====== Records for this task ======
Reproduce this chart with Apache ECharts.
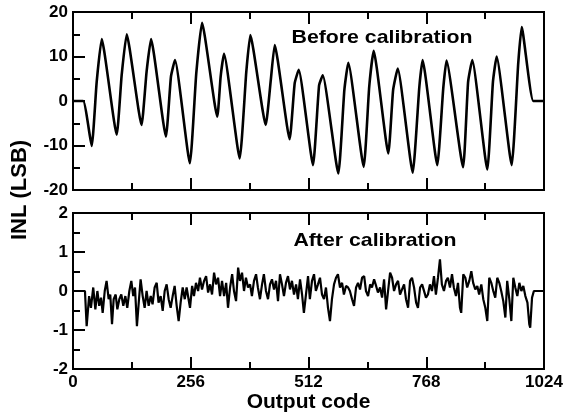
<!DOCTYPE html>
<html>
<head>
<meta charset="utf-8">
<script src="https://cdn.jsdelivr.net/npm/echarts@6/dist/echarts.min.js"></script>
<style>html,body{margin:0;padding:0;background:#fff}#c{width:575px;height:416px}</style>
</head>
<body>
<div id="c"></div>
<script>
// Top panel: INL before calibration (codes, LSB)
const topCodes = [0,22,40.6,51.5,62.4,95,105.8,116.7,149,160,169.6,202,213,221.7,254,268,280.5,313.7,321,328.3,362.4,376.8,385.5,419,430,438.5,471,482,490.7,521.8,535,543,576.8,590,598.5,632,644,653.7,685.5,696,706,738.5,753,760,792,805,812,848,859,868,900.7,913,921,953.7,968,975.5,1000.7,1024];
const topINL = [0,0,-10.1,4.3,13.9,-7.6,5.8,15,-5.4,6.6,13.9,-8,5.5,9.2,-14,6.2,17.6,-3.5,5.5,10.6,-12.9,6.6,14.8,-5.4,4.7,12.6,-8.6,4,7,-14.4,3.5,5.8,-16.3,2.5,8.6,-14.8,3.2,11.3,-11.8,2.5,7.3,-16.1,3.2,9.2,-14.4,2.9,9.1,-14.9,4.3,9.2,-15.4,4.3,10,-14.4,8.5,16.6,0,0];

// Bottom panel: INL after calibration (codes, LSB)
const botCodes = [0,26,29.7,35,39,44,48.6,53,57,61,64.5,69,73,77.5,81,84.8,88.4,92.8,96.4,100.7,105,109.4,113.8,118,122.5,126.8,131,134.8,139,143.5,147,151.5,155.8,160,164.5,169,173,177.5,182,186,190.6,195,199.3,203.6,208,212.3,216.7,221,225.4,229.7,234,238.5,243,247,
254.4,259,263,267.4,272,276,280.5,285,289.4,293.7,298,302.3,306.7,311,315.4,319.7,324,328.5,333,337,341.5,346,350,354.5,359,363,367.5,371.8,376,380.5,385,389,393.5,398,402,406.5,411,415,419.6,424,428.3,432.6,437,441.4,445.7,450,454.4,458.7,463,467.4,471.8,476,480.5,485,489,493.6,498,502,
511,515,519.6,524,528,532.6,537,541.4,545.7,550,554.4,558.7,563,567.5,571.8,576,580.5,585,589,593.6,598,602,606.7,611,615.4,619.7,624,628.5,633,637,641.5,646,650,654.6,659,663,667.6,672,676.3,680.7,685,689.4,693.7,698,702.4,706.7,711,715.4,719.8,724,728.5,732.8,737,741.5,746,750,754.6,759,
767.4,771.7,776,780.4,784.8,789,793.5,797.8,802,806.5,811,815,819.6,824,828,832.6,837,841.3,844,848.5,853,857,861.6,866,870,874.6,879,883,887.7,892,896.4,900.7,905,909.4,913.7,918,922.4,926.8,931,935.5,940,944,948.6,953,957.3,961.6,966,970.4,974.8,979,983.5,988,992,994,998,1002,1024];
const botINL = [0,0,-0.9,-0.13,-0.43,0.09,-0.47,0,-0.38,-0.17,-0.56,0,0.26,-0.21,-0.09,-0.85,-0.21,-0.09,-0.47,-0.21,-0.09,-0.38,-0.13,-0.43,0,0.26,-0.13,0.09,-0.9,-0.21,0.3,-0.13,-0.43,0,-0.38,-0.13,-0.34,0.09,0.21,-0.3,-0.13,-0.51,0,0.17,-0.21,-0.43,-0.13,0.13,-0.38,-0.77,-0.3,0.09,-0.21,0.09,
-0.43,0.13,-0.13,0.21,0,0.34,0.04,0.26,0.38,-0.04,0.17,-0.09,0.47,0.17,0.34,-0.13,0.26,-0.13,0.21,-0.43,0.09,0.43,0,-0.26,0.6,0.26,0.47,0,0.34,0.09,0.17,-0.13,0.26,0.43,0.09,-0.21,0.17,0.43,0,-0.21,0.17,0.3,0.04,0.26,-0.26,0.43,0.17,-0.13,0.21,0.38,0.04,0.26,-0.09,0.17,-0.21,0.3,-0.09,-0.56,
0.38,-0.21,0.26,0.43,0,0.17,0.34,-0.09,-0.21,0.09,-0.43,-0.77,-0.21,0.17,0.34,0.43,0.09,0.21,-0.09,0.13,0.09,0,-0.21,-0.38,0.09,0.21,0.04,0.34,0.38,0,-0.13,0.17,0.09,0.3,0.13,-0.04,0.09,-0.17,0.3,-0.47,0,0.47,0.34,0,0.17,0.26,-0.09,0.04,0.17,-0.21,-0.43,0.26,0.34,0.09,-0.3,-0.43,0.09,0.17,
-0.17,-0.09,0.17,0,0.38,-0.09,0.34,0.81,0.17,0,0.26,0.34,0.09,0.43,0.09,-0.13,0.21,-0.43,-0.56,0.43,0.34,0.09,0.26,0.51,0.21,0.04,0.13,-0.09,0.17,-0.21,-0.43,-0.77,0.34,0.21,0,-0.17,0.34,0.21,0,-0.26,-0.68,0.26,-0.21,-0.77,0.34,0.09,-0.13,0.21,0,0.13,-0.13,-0.3,-0.85,-0.94,-0.17,0,0];

const xTickStep = 256;
const topRange = [-20, 20, 10];
const botRange = [-2, 2, 1];

const pair = (xs, ys) => xs.map((x, i) => [x, ys[i]]);
const FONT = '"Liberation Sans", Arial, Helvetica, sans-serif';

function xAx(grid, pos, labels, extra) {
  return Object.assign({
    type: 'value', gridIndex: grid, position: pos, min: 0, max: 1024, interval: xTickStep,
    axisLine: { show: true, onZero: false, lineStyle: { color: '#000', width: 2 } },
    axisTick: { show: true, inside: true, length: 12, lineStyle: { color: '#000', width: 2 } },
    minorTick: { show: true, splitNumber: 2, length: 7, lineStyle: { color: '#000', width: 2 } },
    splitLine: { show: false },
    axisLabel: { show: labels, color: '#000', fontFamily: FONT, fontWeight: 'bold', fontSize: 17, margin: 5,
      formatter: v => String(v) }
  }, extra || {});
}
function yAx(grid, r) {
  return {
    type: 'value', gridIndex: grid, min: r[0], max: r[1], interval: r[2],
    axisLine: { show: true, onZero: false, lineStyle: { color: '#000', width: 2 } },
    axisTick: { show: true, inside: true, length: 12, lineStyle: { color: '#000', width: 2 } },
    minorTick: { show: true, splitNumber: 2, length: 7, lineStyle: { color: '#000', width: 2 } },
    splitLine: { show: false },
    axisLabel: { color: '#000', fontFamily: FONT, fontWeight: 'bold', fontSize: 17, margin: 5,
      formatter: v => String(v) }
  };
}

const chart = echarts.init(document.getElementById('c'), null, { renderer: 'canvas' });
chart.setOption({
  backgroundColor: '#fff',
  animation: false,
  grid: [
    { left: 73, top: 12, width: 471, height: 178, show: true, borderColor: '#000', borderWidth: 2 },
    { left: 73, top: 213, width: 471, height: 156, show: true, borderColor: '#000', borderWidth: 2 }
  ],
  xAxis: [
    xAx(0, 'bottom', false),
    xAx(0, 'top', false),
    xAx(1, 'bottom', true, { name: 'Output code', nameLocation: 'middle', nameGap: 22,
      nameTextStyle: { color: '#000', fontFamily: FONT, fontWeight: 'bold', fontSize: 21 } }),
    xAx(1, 'top', false)
  ],
  yAxis: [ yAx(0, topRange), yAx(1, botRange) ],
  graphic: [
    { type: 'text', x: 20, y: 190, rotation: Math.PI / 2, style: { text: 'INL (LSB)', fill: '#000',
      font: 'bold 22px ' + FONT, textAlign: 'center', textVerticalAlign: 'middle' } },
    { type: 'text', x: 382, y: 38, scaleX: 1.12, style: { text: 'Before calibration', fill: '#000',
      font: 'bold 19px ' + FONT, textAlign: 'center', textVerticalAlign: 'middle' } },
    { type: 'text', x: 375, y: 241, scaleX: 1.12, style: { text: 'After calibration', fill: '#000',
      font: 'bold 19px ' + FONT, textAlign: 'center', textVerticalAlign: 'middle' } }
  ],
  series: [
    { type: 'line', xAxisIndex: 0, yAxisIndex: 0, data: pair(topCodes, topINL), showSymbol: false, smooth: 0.15,
      lineStyle: { color: '#000', width: 2.6 } },
    { type: 'line', xAxisIndex: 2, yAxisIndex: 1, data: pair(botCodes, botINL), showSymbol: false, smooth: false,
      lineStyle: { color: '#000', width: 2.2 } }
  ]
});
</script>
</body>
</html>
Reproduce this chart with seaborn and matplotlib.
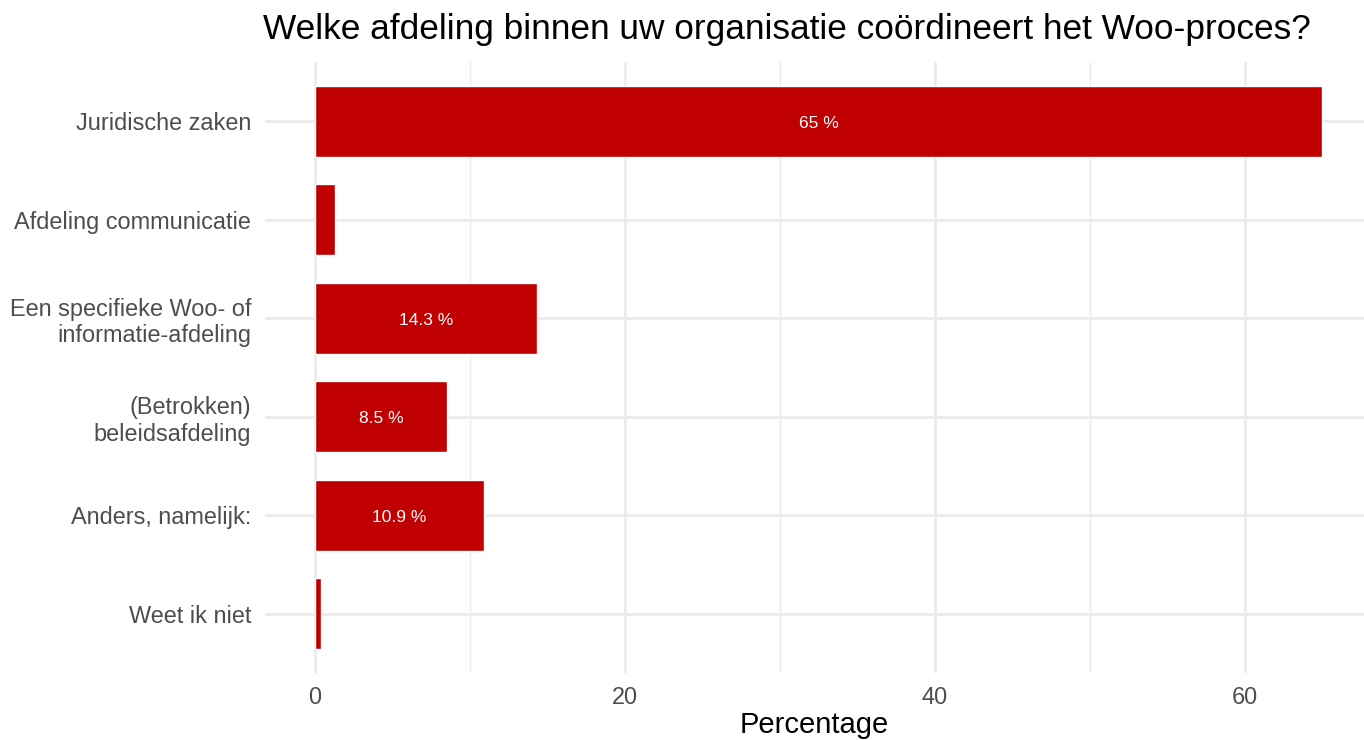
import pandas as pd
import matplotlib.pyplot as plt
import seaborn as sns
from matplotlib.ticker import MultipleLocator

# Data
categories = ['Juridische zaken', 'Afdeling communicatie',
              'Een specifieke Woo- of\ninformatie-afdeling',
              '(Betrokken)\nbeleidsafdeling', 'Anders, namelijk:', 'Weet ik niet']
percentages = [65.0, 1.3, 14.3, 8.5, 10.9, 0.4]
show_label = [True, False, True, True, True, False]

df = pd.DataFrame({'afdeling': categories, 'pct': percentages})

sns.set_theme(style='white')
plt.rcParams['font.family'] = ['Liberation Sans', 'DejaVu Sans']

fig = plt.figure(figsize=(13.64, 7.4), dpi=100)
ax = fig.add_axes([265 / 1364, 1 - 673 / 740, (1364 - 265) / 1364, (673 - 62) / 740])

sns.barplot(data=df, y='afdeling', x='pct', orient='h', color='#C00000',
            saturation=1, width=0.72, ax=ax)

# grid after barplot (seaborn switches off the categorical grid)
ax.set_axisbelow(True)
ax.xaxis.set_major_locator(MultipleLocator(20))
ax.xaxis.set_minor_locator(MultipleLocator(10))
ax.grid(which='major', axis='both', color='#ebebeb', linewidth=2.0)
ax.grid(which='minor', axis='x', color='#ebebeb', linewidth=1.0)

for i, (v, show) in enumerate(zip(percentages, show_label)):
    if show:
        ax.text(v / 2, i + 0.02, f'{v:g} %', color='white', ha='center', va='center', fontsize=12.5)

ax.set_xlim(-3.23, 67.68)
ax.set_ylim(len(categories) - 1 + 0.6, -0.6)
for s in ax.spines.values():
    s.set_visible(False)

ax.tick_params(axis='both', which='both', length=0, labelsize=16.9, labelcolor='#4d4d4d')
ax.tick_params(axis='y', pad=10)
ax.tick_params(axis='x', pad=9)
ax.set_ylabel('')
ax.set_xlabel('Percentage', fontsize=21, color='black', labelpad=2)

fig.suptitle('Welke afdeling binnen uw organisatie coördineert het Woo-proces?',
             fontsize=25.4, x=0.577, y=0.982, va='top', color='black')

fig.savefig('out.png', dpi=100)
======
* Written exercise
Leave the pictures out, and transcribe exactly the lines above starting at the one that contains "Reproduce this chart with seaborn" and ending at the one that contains "fontsize=21, color='black', labelpad=2)".

* Result
Reproduce this chart with seaborn and matplotlib.
import pandas as pd
import matplotlib.pyplot as plt
import seaborn as sns
from matplotlib.ticker import MultipleLocator

# Data
categories = ['Juridische zaken', 'Afdeling communicatie',
              'Een specifieke Woo- of\ninformatie-afdeling',
              '(Betrokken)\nbeleidsafdeling', 'Anders, namelijk:', 'Weet ik niet']
percentages = [65.0, 1.3, 14.3, 8.5, 10.9, 0.4]
show_label = [True, False, True, True, True, False]

df = pd.DataFrame({'afdeling': categories, 'pct': percentages})

sns.set_theme(style='white')
plt.rcParams['font.family'] = ['Liberation Sans', 'DejaVu Sans']

fig = plt.figure(figsize=(13.64, 7.4), dpi=100)
ax = fig.add_axes([265 / 1364, 1 - 673 / 740, (1364 - 265) / 1364, (673 - 62) / 740])

sns.barplot(data=df, y='afdeling', x='pct', orient='h', color='#C00000',
            saturation=1, width=0.72, ax=ax)

# grid after barplot (seaborn switches off the categorical grid)
ax.set_axisbelow(True)
ax.xaxis.set_major_locator(MultipleLocator(20))
ax.xaxis.set_minor_locator(MultipleLocator(10))
ax.grid(which='major', axis='both', color='#ebebeb', linewidth=2.0)
ax.grid(which='minor', axis='x', color='#ebebeb', linewidth=1.0)

for i, (v, show) in enumerate(zip(percentages, show_label)):
    if show:
        ax.text(v / 2, i + 0.02, f'{v:g} %', color='white', ha='center', va='center', fontsize=12.5)

ax.set_xlim(-3.23, 67.68)
ax.set_ylim(len(categories) - 1 + 0.6, -0.6)
for s in ax.spines.values():
    s.set_visible(False)

ax.tick_params(axis='both', which='both', length=0, labelsize=16.9, labelcolor='#4d4d4d')
ax.tick_params(axis='y', pad=10)
ax.tick_params(axis='x', pad=9)
ax.set_ylabel('')
ax.set_xlabel('Percentage', fontsize=21, color='black', labelpad=2)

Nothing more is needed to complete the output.